En este país tropical, donde algunos de cuyos ciudadanos desarrollan software innovador y ofrecen servicios tecnológicos de calidad mundial, sufrimos hace unos días un episodio kafkiano que hubiera dado tema al gran García Márquez para fabular algún buen cuento en que se mezclan la realidad y la fantasía.
La fantasía puede devenir en pesadilla y se nos hizo real.
La Dirección General de Tributación convocó a los contribuyentes a actualizar su domicilio fiscal.
El formulario estaba en formato pdf, no editable. Teníamos que imprimirlo, llenarlo a mano y acompañarlo con una factura de servicios que incluyese la dirección de la persona (física o jurídica) que actualizaba los datos. certificación de personería jurídica, las empresas, y un poder, en caso necesario.
Papel. Tiempo (¡siete horas yo, seis horas mi esposa!). Tuvimos que llenar los datos a mano, lo que implica que Tributación deberá digitarlos posteriormente en algún sistema de información, con riesgo de cometer errores de transcripción.
En ajustes al vuelo al proceso, las oficinas de Hacienda permitieron que dejásemos los formularios y sabremos dos semanas después cómo nos fue con el trámite.
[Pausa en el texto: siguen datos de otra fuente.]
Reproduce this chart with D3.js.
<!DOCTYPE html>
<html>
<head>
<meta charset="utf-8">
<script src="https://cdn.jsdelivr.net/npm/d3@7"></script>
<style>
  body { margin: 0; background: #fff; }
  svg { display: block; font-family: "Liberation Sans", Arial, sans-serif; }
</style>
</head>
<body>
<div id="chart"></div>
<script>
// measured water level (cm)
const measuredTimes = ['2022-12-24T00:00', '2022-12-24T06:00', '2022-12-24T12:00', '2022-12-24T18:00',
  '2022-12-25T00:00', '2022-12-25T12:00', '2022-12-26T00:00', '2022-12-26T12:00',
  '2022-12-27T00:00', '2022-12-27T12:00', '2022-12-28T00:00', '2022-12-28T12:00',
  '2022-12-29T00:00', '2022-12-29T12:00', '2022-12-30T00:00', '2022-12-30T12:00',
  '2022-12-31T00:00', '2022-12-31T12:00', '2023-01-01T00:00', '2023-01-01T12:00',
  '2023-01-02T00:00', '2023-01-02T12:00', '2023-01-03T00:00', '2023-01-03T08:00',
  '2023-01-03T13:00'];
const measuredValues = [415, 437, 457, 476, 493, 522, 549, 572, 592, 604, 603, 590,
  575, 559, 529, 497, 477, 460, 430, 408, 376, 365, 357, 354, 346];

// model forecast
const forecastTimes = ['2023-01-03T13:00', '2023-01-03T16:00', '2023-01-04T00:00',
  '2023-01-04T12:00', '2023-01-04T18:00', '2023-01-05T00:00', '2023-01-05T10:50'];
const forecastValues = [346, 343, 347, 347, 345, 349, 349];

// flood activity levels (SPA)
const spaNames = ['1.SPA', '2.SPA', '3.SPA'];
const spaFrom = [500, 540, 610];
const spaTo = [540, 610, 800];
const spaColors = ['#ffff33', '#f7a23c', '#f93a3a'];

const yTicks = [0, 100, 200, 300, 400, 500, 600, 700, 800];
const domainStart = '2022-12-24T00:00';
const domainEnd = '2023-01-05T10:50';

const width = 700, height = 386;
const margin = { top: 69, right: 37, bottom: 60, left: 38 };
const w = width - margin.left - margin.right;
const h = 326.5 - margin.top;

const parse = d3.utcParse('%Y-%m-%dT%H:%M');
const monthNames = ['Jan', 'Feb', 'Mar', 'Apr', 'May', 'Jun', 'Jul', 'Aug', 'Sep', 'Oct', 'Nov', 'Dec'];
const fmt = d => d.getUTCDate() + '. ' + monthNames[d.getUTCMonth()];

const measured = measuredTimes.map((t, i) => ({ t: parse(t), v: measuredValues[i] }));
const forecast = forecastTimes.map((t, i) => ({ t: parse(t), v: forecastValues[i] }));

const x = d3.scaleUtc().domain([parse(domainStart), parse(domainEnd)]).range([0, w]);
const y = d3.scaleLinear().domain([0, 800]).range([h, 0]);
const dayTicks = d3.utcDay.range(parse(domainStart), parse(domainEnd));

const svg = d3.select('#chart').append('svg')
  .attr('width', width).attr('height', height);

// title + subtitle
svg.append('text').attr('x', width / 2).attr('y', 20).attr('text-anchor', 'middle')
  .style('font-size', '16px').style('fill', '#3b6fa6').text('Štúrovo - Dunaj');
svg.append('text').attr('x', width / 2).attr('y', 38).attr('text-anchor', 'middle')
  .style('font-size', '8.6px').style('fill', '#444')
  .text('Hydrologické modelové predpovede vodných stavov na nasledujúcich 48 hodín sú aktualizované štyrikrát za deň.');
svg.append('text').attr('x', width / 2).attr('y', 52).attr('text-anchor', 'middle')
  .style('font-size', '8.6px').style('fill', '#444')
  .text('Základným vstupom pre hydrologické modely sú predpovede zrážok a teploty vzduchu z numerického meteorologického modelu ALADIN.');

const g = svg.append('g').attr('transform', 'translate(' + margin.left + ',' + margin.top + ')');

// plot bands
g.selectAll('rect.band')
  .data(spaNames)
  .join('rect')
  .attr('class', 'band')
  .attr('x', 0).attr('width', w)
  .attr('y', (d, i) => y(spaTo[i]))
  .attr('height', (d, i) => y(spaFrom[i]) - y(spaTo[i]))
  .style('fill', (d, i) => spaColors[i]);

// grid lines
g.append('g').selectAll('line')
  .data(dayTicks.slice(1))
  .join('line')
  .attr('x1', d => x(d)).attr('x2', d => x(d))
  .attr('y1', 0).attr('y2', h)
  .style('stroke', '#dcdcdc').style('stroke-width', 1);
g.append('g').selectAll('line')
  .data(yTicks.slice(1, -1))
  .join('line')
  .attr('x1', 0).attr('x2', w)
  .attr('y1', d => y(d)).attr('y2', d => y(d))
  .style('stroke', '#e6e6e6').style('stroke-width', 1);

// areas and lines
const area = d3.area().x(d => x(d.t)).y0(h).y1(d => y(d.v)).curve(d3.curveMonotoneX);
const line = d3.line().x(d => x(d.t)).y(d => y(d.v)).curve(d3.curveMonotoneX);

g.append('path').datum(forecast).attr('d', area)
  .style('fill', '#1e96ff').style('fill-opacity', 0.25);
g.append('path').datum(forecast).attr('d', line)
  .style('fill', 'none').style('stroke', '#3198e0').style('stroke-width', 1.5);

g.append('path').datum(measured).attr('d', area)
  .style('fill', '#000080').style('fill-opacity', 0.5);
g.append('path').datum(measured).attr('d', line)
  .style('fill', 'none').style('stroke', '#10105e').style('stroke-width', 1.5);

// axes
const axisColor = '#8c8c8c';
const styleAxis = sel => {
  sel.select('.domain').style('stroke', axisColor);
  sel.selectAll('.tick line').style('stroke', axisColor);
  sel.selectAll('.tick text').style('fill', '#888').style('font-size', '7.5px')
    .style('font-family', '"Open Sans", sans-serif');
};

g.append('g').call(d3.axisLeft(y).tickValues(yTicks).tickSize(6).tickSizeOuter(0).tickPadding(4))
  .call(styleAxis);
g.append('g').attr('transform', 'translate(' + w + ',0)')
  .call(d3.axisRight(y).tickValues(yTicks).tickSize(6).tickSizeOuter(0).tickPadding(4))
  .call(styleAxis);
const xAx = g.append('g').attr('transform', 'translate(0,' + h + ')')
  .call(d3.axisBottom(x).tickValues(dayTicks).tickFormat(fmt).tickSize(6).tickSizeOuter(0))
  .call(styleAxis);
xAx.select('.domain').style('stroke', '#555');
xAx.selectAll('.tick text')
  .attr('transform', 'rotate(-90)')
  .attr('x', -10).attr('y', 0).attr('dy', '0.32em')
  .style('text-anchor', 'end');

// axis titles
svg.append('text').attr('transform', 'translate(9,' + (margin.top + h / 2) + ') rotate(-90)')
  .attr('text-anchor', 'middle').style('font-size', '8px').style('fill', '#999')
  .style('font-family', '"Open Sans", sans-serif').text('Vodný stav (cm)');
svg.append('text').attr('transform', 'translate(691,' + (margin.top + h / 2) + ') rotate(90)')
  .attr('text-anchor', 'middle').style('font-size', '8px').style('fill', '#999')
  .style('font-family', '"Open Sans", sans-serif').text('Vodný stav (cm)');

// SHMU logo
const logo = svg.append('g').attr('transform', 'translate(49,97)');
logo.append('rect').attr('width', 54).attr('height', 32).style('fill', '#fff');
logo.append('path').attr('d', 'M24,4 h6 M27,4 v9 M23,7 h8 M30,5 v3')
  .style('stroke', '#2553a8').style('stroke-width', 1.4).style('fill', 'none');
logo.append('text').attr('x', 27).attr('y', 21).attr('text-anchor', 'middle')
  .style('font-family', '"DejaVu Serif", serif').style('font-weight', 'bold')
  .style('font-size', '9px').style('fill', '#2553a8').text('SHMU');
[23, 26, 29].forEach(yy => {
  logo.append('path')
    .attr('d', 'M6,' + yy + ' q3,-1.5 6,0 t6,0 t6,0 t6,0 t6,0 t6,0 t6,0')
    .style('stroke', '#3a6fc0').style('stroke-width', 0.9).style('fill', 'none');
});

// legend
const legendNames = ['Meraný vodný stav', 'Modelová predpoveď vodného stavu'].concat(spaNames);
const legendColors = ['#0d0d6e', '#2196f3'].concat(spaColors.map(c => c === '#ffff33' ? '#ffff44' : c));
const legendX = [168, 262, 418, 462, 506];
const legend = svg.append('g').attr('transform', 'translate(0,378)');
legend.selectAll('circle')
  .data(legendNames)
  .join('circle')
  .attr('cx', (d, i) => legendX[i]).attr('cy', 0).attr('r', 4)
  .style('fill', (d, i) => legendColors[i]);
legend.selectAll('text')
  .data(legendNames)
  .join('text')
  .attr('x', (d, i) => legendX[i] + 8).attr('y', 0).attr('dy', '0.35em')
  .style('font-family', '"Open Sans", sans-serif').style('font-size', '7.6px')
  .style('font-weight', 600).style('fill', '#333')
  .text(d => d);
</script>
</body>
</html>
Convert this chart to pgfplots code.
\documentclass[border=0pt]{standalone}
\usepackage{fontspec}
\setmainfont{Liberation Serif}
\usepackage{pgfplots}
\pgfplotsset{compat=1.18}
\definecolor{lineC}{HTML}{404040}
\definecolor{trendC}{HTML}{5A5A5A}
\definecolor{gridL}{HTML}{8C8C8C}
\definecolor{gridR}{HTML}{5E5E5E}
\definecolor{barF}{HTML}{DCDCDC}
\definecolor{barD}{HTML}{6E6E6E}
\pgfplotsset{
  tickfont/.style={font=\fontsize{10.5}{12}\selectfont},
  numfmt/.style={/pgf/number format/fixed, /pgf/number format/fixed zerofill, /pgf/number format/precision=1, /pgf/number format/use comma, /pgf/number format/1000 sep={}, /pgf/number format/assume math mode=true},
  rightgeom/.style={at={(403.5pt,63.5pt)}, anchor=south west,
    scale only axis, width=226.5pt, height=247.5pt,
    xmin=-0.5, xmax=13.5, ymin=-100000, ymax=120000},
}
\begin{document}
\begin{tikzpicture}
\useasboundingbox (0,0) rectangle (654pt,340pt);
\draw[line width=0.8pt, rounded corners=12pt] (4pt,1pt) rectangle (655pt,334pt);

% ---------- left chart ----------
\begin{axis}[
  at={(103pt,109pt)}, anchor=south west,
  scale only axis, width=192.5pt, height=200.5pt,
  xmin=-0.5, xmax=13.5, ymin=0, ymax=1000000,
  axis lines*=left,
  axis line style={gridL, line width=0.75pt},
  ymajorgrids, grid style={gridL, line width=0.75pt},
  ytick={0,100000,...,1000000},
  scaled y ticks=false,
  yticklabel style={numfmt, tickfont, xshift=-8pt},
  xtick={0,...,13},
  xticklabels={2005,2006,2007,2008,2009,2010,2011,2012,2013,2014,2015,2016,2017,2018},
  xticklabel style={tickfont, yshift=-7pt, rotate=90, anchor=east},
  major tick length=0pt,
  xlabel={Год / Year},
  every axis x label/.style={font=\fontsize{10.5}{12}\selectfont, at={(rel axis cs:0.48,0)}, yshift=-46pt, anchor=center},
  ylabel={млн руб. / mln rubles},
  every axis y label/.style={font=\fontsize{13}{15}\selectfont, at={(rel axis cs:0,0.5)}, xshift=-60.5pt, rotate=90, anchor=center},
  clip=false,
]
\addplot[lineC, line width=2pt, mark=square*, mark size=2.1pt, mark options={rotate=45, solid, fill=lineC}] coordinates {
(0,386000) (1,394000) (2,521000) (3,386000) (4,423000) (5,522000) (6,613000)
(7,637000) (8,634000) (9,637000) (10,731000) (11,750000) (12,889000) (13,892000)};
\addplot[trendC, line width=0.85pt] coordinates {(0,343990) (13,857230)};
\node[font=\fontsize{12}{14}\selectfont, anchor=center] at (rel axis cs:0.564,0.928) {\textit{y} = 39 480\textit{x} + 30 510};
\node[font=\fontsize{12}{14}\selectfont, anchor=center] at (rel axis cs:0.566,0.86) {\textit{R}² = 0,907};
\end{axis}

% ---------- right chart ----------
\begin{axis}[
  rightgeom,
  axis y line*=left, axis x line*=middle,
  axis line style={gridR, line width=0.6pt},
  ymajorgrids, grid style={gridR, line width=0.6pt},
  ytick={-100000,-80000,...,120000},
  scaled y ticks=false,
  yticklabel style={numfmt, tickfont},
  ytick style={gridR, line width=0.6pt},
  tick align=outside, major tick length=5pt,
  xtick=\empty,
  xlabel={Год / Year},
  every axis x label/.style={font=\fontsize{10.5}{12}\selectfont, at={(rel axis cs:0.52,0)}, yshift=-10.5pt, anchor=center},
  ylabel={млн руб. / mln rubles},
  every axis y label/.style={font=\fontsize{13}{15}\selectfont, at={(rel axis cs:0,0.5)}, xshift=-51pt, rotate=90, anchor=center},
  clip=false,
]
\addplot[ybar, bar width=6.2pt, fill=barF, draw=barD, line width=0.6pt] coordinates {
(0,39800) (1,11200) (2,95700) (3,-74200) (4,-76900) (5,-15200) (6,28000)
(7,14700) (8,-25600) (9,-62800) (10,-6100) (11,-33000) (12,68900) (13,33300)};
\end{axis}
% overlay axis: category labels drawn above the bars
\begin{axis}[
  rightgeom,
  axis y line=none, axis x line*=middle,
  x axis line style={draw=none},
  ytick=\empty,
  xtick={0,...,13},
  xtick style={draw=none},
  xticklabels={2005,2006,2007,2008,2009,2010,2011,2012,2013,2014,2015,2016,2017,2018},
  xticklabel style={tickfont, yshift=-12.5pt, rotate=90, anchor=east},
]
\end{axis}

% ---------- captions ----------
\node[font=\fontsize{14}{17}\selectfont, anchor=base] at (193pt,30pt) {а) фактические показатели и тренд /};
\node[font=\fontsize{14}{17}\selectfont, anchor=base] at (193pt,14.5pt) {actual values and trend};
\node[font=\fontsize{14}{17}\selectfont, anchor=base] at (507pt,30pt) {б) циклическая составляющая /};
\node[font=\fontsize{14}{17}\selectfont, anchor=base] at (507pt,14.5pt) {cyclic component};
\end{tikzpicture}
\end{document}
Un viejo adagio informático reza “si entra basura, sale basura”. No se ha aprovechado la tecnología para aligerar el proceso y hacerlo lo más digital posible desde el principio. Tributación corre el riesgo de tener malas fuentes de datos.
Nuestra pesadilla logística pudo haberse aminorado con un proceso que repartiera a los contribuyentes a lo largo de varias semanas (o meses), como se hace en la revisión técnica vehicular, con base en el último dígito de la placa del automóvil.
No quiero estimar cuánto costaron a la sociedad las horas improductivas de la ciudadanía en esos días de filas tramitómanas interminables.